You do not need to use an own algorithm, Java 8+ can do this nice and clean:
int[] array1 = {1, 2, 65, 4, 8, 5, 7, 18, 6, 0};
int[] array2 = {0, 2, 11, 12, 5, 6, 8};
int[] merged = IntStream.concat(IntStream.of(array1), IntStream.of(array2))
.distinct()
.sorted()
.toArray();
Edit
It seems that calling distinct() after sorted() is faster.
See here:
Java Streams: How to do an efficient "distinct and sort"?
So it is probably better to do:
int[] array1 = {1, 2, 65, 4, 8, 5, 7, 18, 6, 0};
int[] array2 = {0, 2, 11, 12, 5, 6, 8};
int[] merged = IntStream.concat(IntStream.of(array1), IntStream.of(array2))
.sorted()
.distinct()
.toArray();
To your posted algorithm:
I debugged your programm to the following state:
i=3, j=0 k=3.
The output of c is then: 1,3,4,0...
In this step, you did the follwing compare: A[3] < B[0] , which is 5<5 which is false, so the else enters. There, the 5 of B[] is added.

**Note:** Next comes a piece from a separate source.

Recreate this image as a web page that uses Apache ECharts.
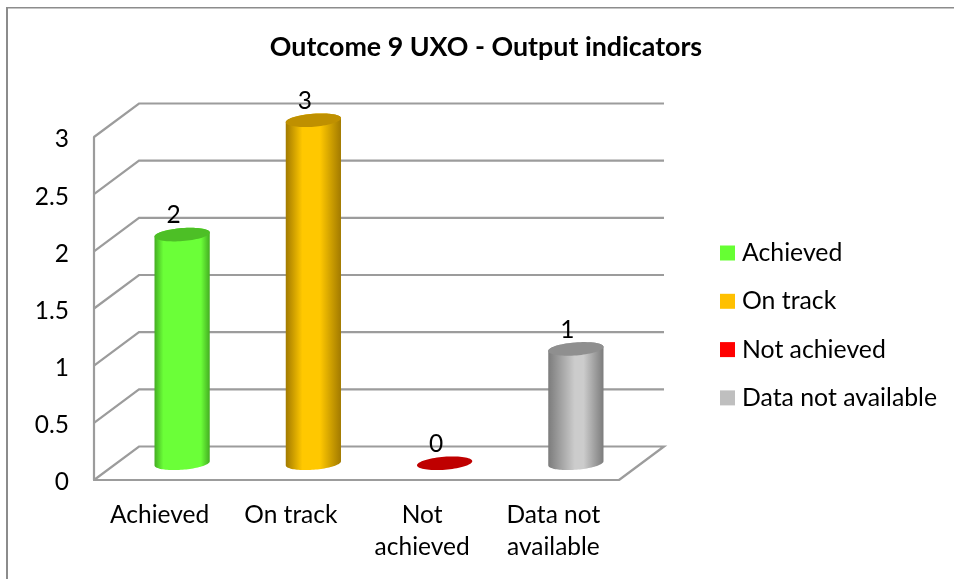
<!DOCTYPE html>
<html><head><meta charset="utf-8">
<style>html,body{margin:0;padding:0;background:#fff}#c{width:954px;height:579px}</style>
<script src="https://cdn.jsdelivr.net/npm/echarts@6/dist/echarts.min.js"></script>
</head><body><div id="c"></div>
<script>
var categories = ['Achieved', 'On track', 'Not\nachieved', 'Data not\navailable'];
var seriesNames = ['Achieved', 'On track', 'Not achieved', 'Data not available'];
var values = [2, 3, 0, 1];
var yTicks = [0, 0.5, 1, 1.5, 2, 2.5, 3];
var legendColors = ['#66FF33', '#FFC000', '#FF0000', '#BFBFBF'];
var topColors = ['#4DBF26', '#BF9000', '#BF0000', '#8F8F8F'];
var edgeColors = ['#44AD22', '#A27A00', '#A00000', '#7C7C7C'];
var midColors = ['#6BFF38', '#FFC800', '#FF0000', '#CCCCCC'];
var midStart = [0.16, 0.3, 0.3, 0.48];
var midEnd = [0.84, 0.62, 0.62, 0.64];

var FONT = 'Lato';
var DEPTH_X = 45, DEPTH_Y = -33.5;      // projection of the 3D floor depth
var A = 27.7, B = 6.5, TILT = -4.5 * Math.PI / 180;
var LINE = '#9C9C9C';

function ell(cx, cy, t) {
  var c = Math.cos(t), s = Math.sin(t), cp = Math.cos(TILT), sp = Math.sin(TILT);
  return [cx + A * c * cp - B * s * sp, cy + A * c * sp + B * s * cp];
}
function arc(cx, cy, t0, t1, n) {
  var out = [];
  for (var i = 0; i <= n; i++) out.push(ell(cx, cy, t0 + (t1 - t0) * i / n));
  return out;
}

function renderBar(idx) {
  return function (params, api) {
    var base = api.coord([api.value(0), 0]);
    var top = api.coord([api.value(0), api.value(1)]);
    var cx = base[0] + DEPTH_X / 2, by = base[1] + DEPTH_Y / 2, ty = top[1] + DEPTH_Y / 2;
    var kids = [];
    if (api.value(1) > 0) {
      var body = arc(cx, by, 0, Math.PI, 48).concat(arc(cx, ty, Math.PI, 2 * Math.PI, 48));
      kids.push({
        type: 'polygon', shape: { points: body },
        style: { fill: { type: 'linear', x: 0, y: 0, x2: 1, y2: 0, colorStops: [
          { offset: 0, color: edgeColors[idx] },
          { offset: midStart[idx], color: midColors[idx] },
          { offset: midEnd[idx], color: midColors[idx] },
          { offset: 1, color: edgeColors[idx] }
        ] } }
      });
    }
    kids.push({ type: 'polygon', shape: { points: arc(cx, ty, 0, 2 * Math.PI, 72) }, style: { fill: topColors[idx] } });
    kids.push({
      type: 'text', x: cx - 8.5, y: ty - 19,
      style: { text: String(api.value(1)), font: '24.5px ' + FONT, fill: '#000', align: 'center', verticalAlign: 'middle' }
    });
    return { type: 'group', children: kids };
  };
}

function renderWalls(params, api) {
  var v = api.value(0);
  var y = api.coord([0, v])[1];
  var x0 = params.coordSys.x, x1 = x0 + params.coordSys.width;
  var pts = [[x0, y], [x0 + DEPTH_X, y + DEPTH_Y], [x1 + DEPTH_X, y + DEPTH_Y]];
  if (v === 0) pts.push([x1, y]);
  return { type: 'polyline', shape: { points: pts }, style: { stroke: LINE, lineWidth: 2.2, fill: null }, silent: true };
}

var series = [{
  type: 'custom', name: 'walls', coordinateSystem: 'cartesian2d', silent: true, z: 1,
  data: yTicks.map(function (v) { return [v]; }),
  encode: { y: 0 }, renderItem: renderWalls, clip: false
}];
seriesNames.forEach(function (n, i) {
  series.push({
    type: 'custom', name: n, coordinateSystem: 'cartesian2d', z: 3, clip: false,
    itemStyle: { color: legendColors[i] },
    data: [[i, values[i]]], encode: { x: 0, y: 1 }, renderItem: renderBar(i)
  });
});

var chart = echarts.init(document.getElementById('c'), null, { renderer: 'canvas' });
chart.setOption({
  animation: false,
  backgroundColor: '#ffffff',
  textStyle: { fontFamily: FONT },
  title: {
    text: 'Outcome 9 UXO - Output indicators', left: 481, top: 42, textAlign: 'center', textVerticalAlign: 'middle',
    textStyle: { fontFamily: FONT, fontSize: 26.8, fontWeight: 'bold', color: '#000' }
  },
  legend: {
    data: seriesNames.map(function (n) { return { name: n, icon: 'rect' }; }),
    orient: 'vertical', left: 720, top: 240, padding: 0, itemWidth: 15, itemHeight: 15, itemGap: 22.3,
    textStyle: { fontFamily: FONT, fontSize: 24.8, lineHeight: 26, color: '#000', padding: [0, 0, 0, 2] },
    selectedMode: false
  },
  grid: { left: 94, top: 137, width: 525, height: 343, containLabel: false },
  xAxis: {
    type: 'category', data: categories, boundaryGap: true,
    axisLine: { show: true, lineStyle: { color: LINE, width: 2.2 } },
    axisTick: { show: false }, splitLine: { show: false },
    axisLabel: { interval: 0, margin: 19, fontFamily: FONT, fontSize: 24.5, color: '#000', lineHeight: 32 }
  },
  yAxis: {
    type: 'value', min: 0, max: 3, interval: 0.5,
    axisLine: { show: true, lineStyle: { color: LINE, width: 2.2 } },
    axisTick: { show: false }, splitLine: { show: false },
    axisLabel: {
      margin: 25, color: '#000',
      formatter: function (v) { return '{t|' + v + '}'; },
      rich: { t: { fontFamily: FONT, fontSize: 24.5, color: '#000', padding: [5, 0, 0, 0] } }
    }
  },
  graphic: [
    { type: 'line', silent: true, shape: { x1: 7, y1: 7, x2: 7, y2: 579 }, style: { stroke: '#8C8C8C', lineWidth: 2 } },
    { type: 'line', silent: true, shape: { x1: 6, y1: 7.7, x2: 954, y2: 7.7 }, style: { stroke: '#8C8C8C', lineWidth: 1.4 } }
  ],
  series: series
});
</script></body></html>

In the next step, weve got i=3 (nothing changed because the first if was not entered!), j=1 and k=4, so we are checking: A[3] < B[1] which evaluates to true, because 5<6, so A[i++] will be added, that is A[4] which is 5. That is where the doubled five comes from. Now how to solve this?
I hope you are clear that the if-statements are your problem where you are checking for smaller-or-equal, which means in fact that it is "allowed" to enter a condition twice: one time when the first operand is smaller than the second one and the second time when both are equal. Since you have got this case in if-statements for both arrays, you will have duplicates. Only one if-condition is allowed to check for smaller-or-equal. So if you change your code:
private static int[] combineArray(int[] A, int[] B, int m, int n) {
int i = 0;
int j = 0;
int k = 0;
int c[] = new int[9];
while (i < m && j < n) {
if (A[i] < B[j]) {
c[k++] = A[i++];
} else {
c[k++] = B[j++];
}
}
for (; i < m; i++) {
c[k++] = A[i];
}
for (; j <= n; j++) {
c[k++] = B[j];
}
return c;
}
It will not enter twice and won't add duplicated numbers twice. For your example, the output is:
[1, 3, 4, 5, 6, 8, 9, 10, 0]
Since duplicates are removed, there is one 0.